BILL EWING COLLECTION
No. 12303. Junkers A 32 K 39
Photograph from Musée de l'Air

Junkers A 32 K 39

02/28/2014. Remarks by Johan Visschedijk: "In 1926, the Junkers Flugzeugwerke AG produced at its Dessau factory in Germany a low-wing three-seat multi-role monoplane using the company's patented all-metal construction. The type was a cantilever low-wing monoplane with fixed tail skid landing gear, and was initially powered by a 450 hp BMW VI engine, which was later replaced by a 600 hp Junkers L 55.

Junkers A 32
Junkers A 32 (Johan Visschedijk Collection)

Designated A 32 it was introduced as a mail, liaisons and aerial survey plane, two aircraft were built but not sold. In common with other German "civil" aircraft of the time, however, the type had been planned with a military version in mind. One of the unsold A 32s was flown to Sweden and this reappeared in 1927 from Junkers' Swedish subsidiary, AB Flygindustri of Limhamn-Malmo, as a light bomber and armed reconnaissance aeroplane, marketed as the K 39.

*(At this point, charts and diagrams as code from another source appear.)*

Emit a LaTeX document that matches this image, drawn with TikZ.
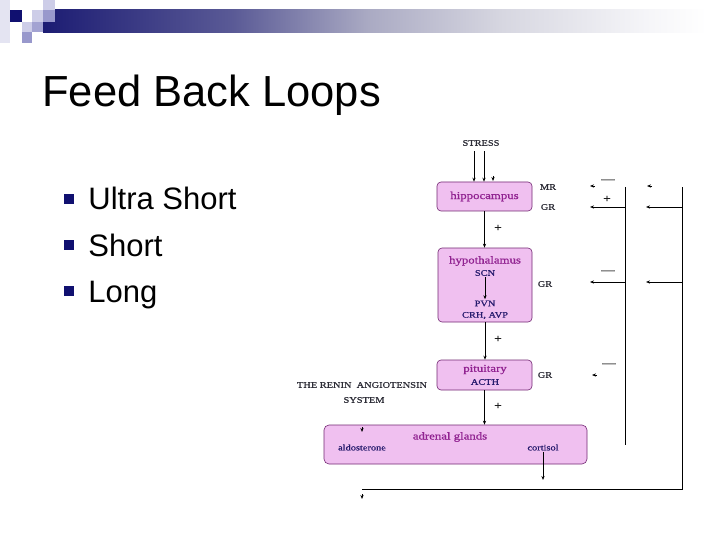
\documentclass[tikz,border=0pt]{standalone}
\usepackage{fontspec}
\setmainfont{Liberation Sans}
\newfontfamily\diagfont[FakeStretch=1.22, FakeBold=0.8]{Liberation Serif}
\usepackage{xcolor}
\usetikzlibrary{arrows.meta}

\definecolor{navyblue}{RGB}{16,16,112}
\definecolor{barA}{RGB}{28,28,115}
\definecolor{barB}{RGB}{90,90,150}
\definecolor{barC}{RGB}{170,170,195}
\definecolor{barD}{RGB}{215,215,225}
\definecolor{barE}{RGB}{245,245,248}
\definecolor{sqPale}{RGB}{228,228,242}
\definecolor{sqLight}{RGB}{205,205,232}
\definecolor{sqMid}{RGB}{152,152,204}
\definecolor{boxpink}{RGB}{240,192,240}
\definecolor{boxline}{RGB}{115,40,115}
\definecolor{organtext}{RGB}{145,35,145}
\definecolor{subtext}{RGB}{40,28,110}
\definecolor{tagtext}{RGB}{45,45,55}

\pgfdeclarehorizontalshading{titlebar}{100bp}{%
color(0bp)=(barA); color(25bp)=(barA); color(39bp)=(barB);
color(49bp)=(barC); color(59bp)=(barD); color(69.5bp)=(barE);
color(74bp)=(white); color(100bp)=(white)}

\def\tagSize{\fontsize{8.5}{9}\selectfont}
\def\organSize{\fontsize{10.5}{11}\selectfont}
\def\signSize{\fontsize{11}{11}\selectfont}
\def\stubLen{5}
\newcommand{\stubtip}[4]{%
% #1 = name, #2 = x, #3 = y, #4 = direction (1=left, 2=down)

\ifnum#4=1
\coordinate (#1 from) at ({#2+\stubLen},{#3});
\fi

\ifnum#4=2
\coordinate (#1 from) at ({#2},{#3-\stubLen});
\fi

\coordinate (#1) at ({#2},{#3});
\draw[->] (#1 from) -- (#1);
}

\begin{document}
\begin{tikzpicture}[
    x=1pt, y=-1pt,
    line width=0.8pt,
    >={Stealth[length=4pt,width=3.2pt]},
    organbox/.style={draw=boxline, fill=boxpink, line width=0.6pt, rounded corners=4pt,
        text=organtext, font=\diagfont\organSize, inner sep=0pt},
    organname/.style={text=organtext, font=\diagfont\organSize, inner sep=1pt},
    subname/.style={text=subtext, font=\diagfont\tagSize, inner sep=1pt},
    tag/.style={text=tagtext, font=\diagfont\tagSize, inner sep=1pt},
    sign/.style={text=black, font=\diagfont\signSize, inner sep=0pt}
]
\useasboundingbox (0,0) rectangle (720,540);
\fill[white] (0,0) rectangle (720,540);

% title bar
\shade[shading=titlebar] (43,10) rectangle (720,33);
\fill[sqPale] (0,0) rectangle (10,43);
\fill[navyblue] (10,10) rectangle (22,22);
\fill[sqLight] (22,22) rectangle (32,32);
\fill[sqMid] (22,32) rectangle (32,43);
\fill[sqLight] (32,10) rectangle (43,22);
\fill[sqMid!80!sqLight] (32,22) rectangle (43,32);
\fill[sqLight] (43,0) rectangle (55,10);
\fill[sqMid] (43,10) rectangle (55,22);

% title and bullets
\node[anchor=base west, font=\fontsize{43.5}{44}\selectfont, inner sep=0pt] (title) at (42,107) {Feed Back Loops};
\foreach \y/\txt [count=\i] in {210/Ultra Short,256/Short,302/Long}{
  \node[fill=navyblue, minimum size=10.5pt, inner sep=0pt] (bullet\i) at (69,\y-11) {};
  \node[anchor=base west, font=\fontsize{31}{31}\selectfont, inner sep=0pt] (item\i) at (88,\y) {\txt};
}

% organs
\node[tag] (stress) at (481,143) {STRESS};
\node[organbox, minimum width=95pt, minimum height=29pt] (hippo) at (484.5,196.5) {hippocampus};
\node[organbox, minimum width=94pt, minimum height=74pt] (hypo) at (485,285) {};
\node[organname] (hyponame) at (485,261) {hypothalamus};
\node[subname] (scn) at (485,273) {SCN};
\node[subname] (pvn) at (485,303.5) {PVN};
\node[subname] (crh) at (485,315.5) {CRH, AVP};
\node[organbox, minimum width=95pt, minimum height=30pt] (pit) at (484.5,375) {};
\node[organname] (pitname) at (485,369.5) {pituitary};
\node[subname] (acth) at (485,382) {ACTH};
\node[organbox, minimum width=263pt, minimum height=39pt, rounded corners=5pt] (adrenal) at (455.5,444.5) {};
\node[organname] (adrenalname) at (450,437) {adrenal glands};
\node[subname] (aldo) at (362,447.5) {aldosterone};
\node[subname] (cort) at (543,447.5) {cortisol};

% receptors and side labels
\node[tag] (mr) at (548,187) {MR};
\node[tag] (grHippo) at (548,207) {GR};
\node[tag] (grHypo) at (545,284) {GR};
\node[tag] (grPit) at (545,375) {GR};
\node[tag] (renin) at (362,385) {THE RENIN\ \ ANGIOTENSIN};
\node[tag] (system) at (364,400) {SYSTEM};

% signs
\node[sign] (plusA) at (498,228) {+};
\node[sign] (plusB) at (498,339) {+};
\node[sign] (plusC) at (498,406) {+};
\node[sign] (plusD) at (607,199) {+};
\node[sign] (minusA) at (608,181) {—};
\node[sign] (minusB) at (608,272) {—};
\node[sign] (minusC) at (609,365) {—};

% main axis
\draw[->, shorten <=4pt] ([xshift=-7pt]stress.south) -- ([xshift=-10.5pt]hippo.north);
\draw[->, shorten <=4pt] ([xshift=3pt]stress.south) -- ([xshift=-0.5pt]hippo.north);
\stubtip{stressTip}{493}{181}{2}
\draw[->] (hippo.south) -- (hippo.south |- hypo.north);
\draw[->] (scn) -- (pvn);
\draw[->] (hypo.south) -- (hypo.south |- pit.north);
\draw[->] (pit.south) -- (pit.south |- adrenal.north);
\coordinate (cortTip) at (543,480);
\draw[->] (cort) -- (cortTip);

% feedback loops
\coordinate (midTop) at (625,187);
\coordinate (midBot) at (625,445);
\coordinate (rightTop) at (682,187);
\coordinate (bottomRight) at (682,489);
\coordinate (bottomLeft) at (362,489);
\draw (midTop) -- (midBot);
\draw (bottomLeft) -- (bottomRight) -- (rightTop);
\foreach \y [count=\i] in {207,282}{
  \coordinate (midOut\i) at (625,\y);
  \coordinate (midIn\i) at (590,\y);
  \coordinate (rightOut\i) at (682,\y);
  \coordinate (rightIn\i) at (646,\y);
  \draw[->] (midOut\i) -- (midIn\i);
  \draw[->] (rightOut\i) -- (rightIn\i);
}
\stubtip{mrMid}{590}{186}{1}
\stubtip{mrRight}{647}{186}{1}
\stubtip{pitMid}{592}{375}{1}
\stubtip{aldoTip}{362}{432}{2}
\stubtip{loopTip}{362}{499}{2}
\end{tikzpicture}
\end{document}
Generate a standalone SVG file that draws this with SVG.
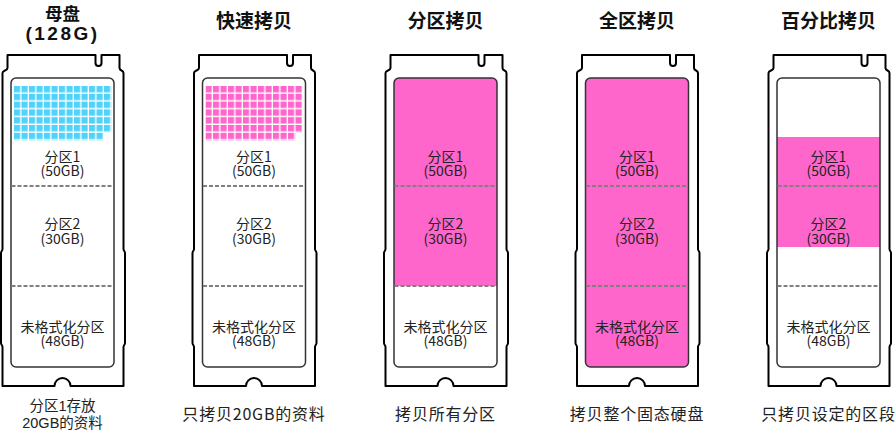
<svg xmlns="http://www.w3.org/2000/svg" xmlns:xlink="http://www.w3.org/1999/xlink" width="896" height="435" viewBox="0 0 896 435">
<style>
.outline{fill:none;stroke:#000;stroke-width:2;stroke-linejoin:round}
.inner{fill:none;stroke:#333;stroke-width:1.5}
.dash{stroke:#808080;stroke-width:2;stroke-dasharray:4 2}
.lbl{font-family:"Noto Sans CJK SC","Noto Sans",sans-serif;font-size:14px;fill:#222;text-anchor:middle}
.cap{font-family:"Noto Sans CJK SC","Noto Sans",sans-serif;font-size:16px;letter-spacing:0.8px;fill:#222;text-anchor:middle}
.cap1{font-family:"Liberation Sans","Noto Sans CJK SC",sans-serif;font-size:14.5px;fill:#222;text-anchor:middle}
.ttl{font-family:"Noto Sans CJK SC","Noto Sans",sans-serif;font-size:19px;font-weight:700;fill:#111;text-anchor:middle}
.pink{fill:#ff66cc}
</style>
<defs>
<path id="outline" d="M -55 55 H 33 V 63 A 3 3 0 0 0 39 63 V 55 H 57 V 68 C 57 71 61 70 61 73 V 249 C 61 251 62.5 251 62.5 253 V 343 C 62.5 345 61 345 61 347 V 386 H 8 A 8 8 0 0 0 -8 386 H -60 V 347 C -60 345 -61.5 345 -61.5 343 V 253 C -61.5 251 -60 251 -60 249 V 73 C -60 70 -55 71 -55 68 Z"/>
<clipPath id="innerClip" clipPathUnits="userSpaceOnUse"><rect x="-51.5" y="78" width="103" height="289" rx="5"/></clipPath>
<pattern id="gridBlue" patternUnits="userSpaceOnUse" x="-48.5" y="86" width="7.5" height="7.8"><rect width="6.2" height="6.4" fill="#4fd3fb"/></pattern>
<pattern id="gridPink" patternUnits="userSpaceOnUse" x="-48.5" y="86" width="7.5" height="7.8"><rect width="6.2" height="6.4" fill="#ff66cc"/></pattern>
<g id="body">
<rect class="inner" x="-51.5" y="78" width="103" height="289" rx="5"/>
<line class="dash" x1="-51" y1="186" x2="51" y2="186"/>
<line class="dash" x1="-51" y1="286" x2="51" y2="286"/>
<text class="lbl" x="0" y="162">分区1</text>
<text class="lbl" x="0" y="176">(50GB)</text>
<text class="lbl" x="0" y="229">分区2</text>
<text class="lbl" x="0" y="244">(30GB)</text>
<text class="lbl" x="0" y="332">未格式化分区</text>
<text class="lbl" x="0" y="346">(48GB)</text>
<use xlink:href="#outline" class="outline"/>
</g>
</defs>

<g id="card-master" transform="translate(62.5,0)">
<text class="ttl" x="0" y="19.5" style="font-size:17.5px;font-family:'Liberation Sans','Noto Sans CJK SC',sans-serif">母盘</text>
<text class="ttl" x="0" y="39.5" style="font-family:'Liberation Sans',sans-serif;letter-spacing:2.5px">(128G)</text>
<rect x="-48.5" y="86" width="97.5" height="46.8" fill="url(#gridBlue)"/>
<rect x="-48.5" y="132.8" width="90" height="7.8" fill="url(#gridBlue)"/>
<use xlink:href="#body"/>
<text class="cap1"><tspan x="0" y="411">分区1存放</tspan><tspan x="0" y="427.5">20GB的资料</tspan></text>
</g>

<g id="card-quick" transform="translate(254,0)">
<text class="ttl" x="0" y="28">快速拷贝</text>
<rect x="-48.5" y="86" width="97.5" height="46.8" fill="url(#gridPink)"/>
<rect x="-48.5" y="132.8" width="90" height="7.8" fill="url(#gridPink)"/>
<use xlink:href="#body"/>
<text class="cap" x="0" y="420">只拷贝20GB的资料</text>
</g>

<g id="card-partition" transform="translate(445.5,0)">
<text class="ttl" x="0" y="28">分区拷贝</text>
<rect class="pink" x="-52" y="77" width="104" height="209" clip-path="url(#innerClip)"/>
<use xlink:href="#body"/>
<text class="cap" x="0" y="420">拷贝所有分区</text>
</g>

<g id="card-full" transform="translate(637,0)">
<text class="ttl" x="0" y="28">全区拷贝</text>
<rect class="pink" x="-51.5" y="78" width="103" height="289" rx="5"/>
<use xlink:href="#body"/>
<text class="cap" x="0" y="420">拷贝整个固态硬盘</text>
</g>

<g id="card-percent" transform="translate(828.5,0)">
<text class="ttl" x="0" y="28">百分比拷贝</text>
<rect class="pink" x="-51.5" y="137" width="103" height="110"/>
<use xlink:href="#body"/>
<text class="cap" x="0" y="420">只拷贝设定的区段</text>
</g>

<g id="connectors"></g>
</svg>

The crew of three was accommodated along the top of the fuselage in open cockpits. Armament consisted of five Lewis 0.303 in (7.7 mm) machine guns, the pilot controlled two fixed guns, the observer in the rear cockpit had two trainable guns, and the observer in the central cockpit could descend into a ventral gondola that provided excellent fields of vision and was also armed with a single gun. A bomb load of 220 lb (100 kg) could also be carried. The K 39 performed adequately, but received no production order."